The surrealism is disconcerting at first, especially as coincidence piles on coincidence — at one point Jackson Brodie shakes his head in disbelief at resulting synchronicities — but Atkinson’s skill is in making us accept them because the writing, characterisation and plotting are all so compelling. One aspect of the surrealism is the unacknowledged parallel with the Punch & Judy puppet show. The interactions frequently recall incidents in the seaside entertainment: a Mr Punch-like character who bludgeons people (“That’s the way to do it!”), a long-suffering wife, a baby whose existence is threatened, a police officer, an executioner (handgun rather than hangman’s rope), a dog Toby substitute, a clown. The only things missing are the sausages and the crocodile.

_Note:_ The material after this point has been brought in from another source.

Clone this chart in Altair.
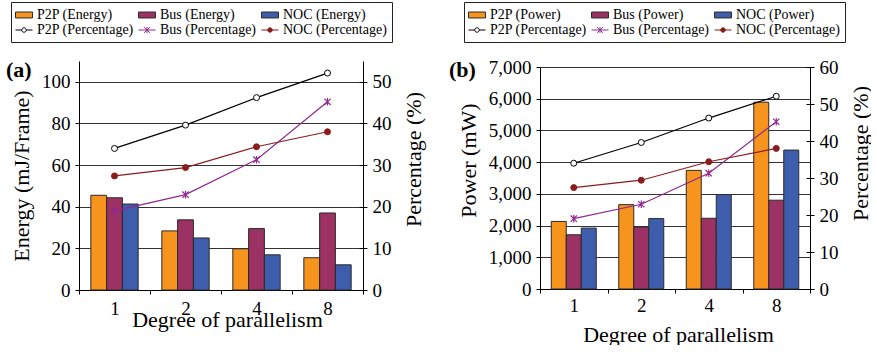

So, how to regard this novel? The clue is in its subtitle. It’s jolly, full of fun and humorous touches, despite the gruesomeness. It includes murder most foul, most definitely. And mystery — Atkinson keeps us guessing right the way to the end, even including the envoi, with its twist in the tale just after the main revelations are made. Underlying all is that strong sense of justice that convinces us matches the author’s convictions, the passionate dislike of sociopathic behaviours and the antisocial attitudes of grasping entrepreneurs.
But, above all, I found this an enjoyable read, the work of an accomplished writer. That’s the way to do it!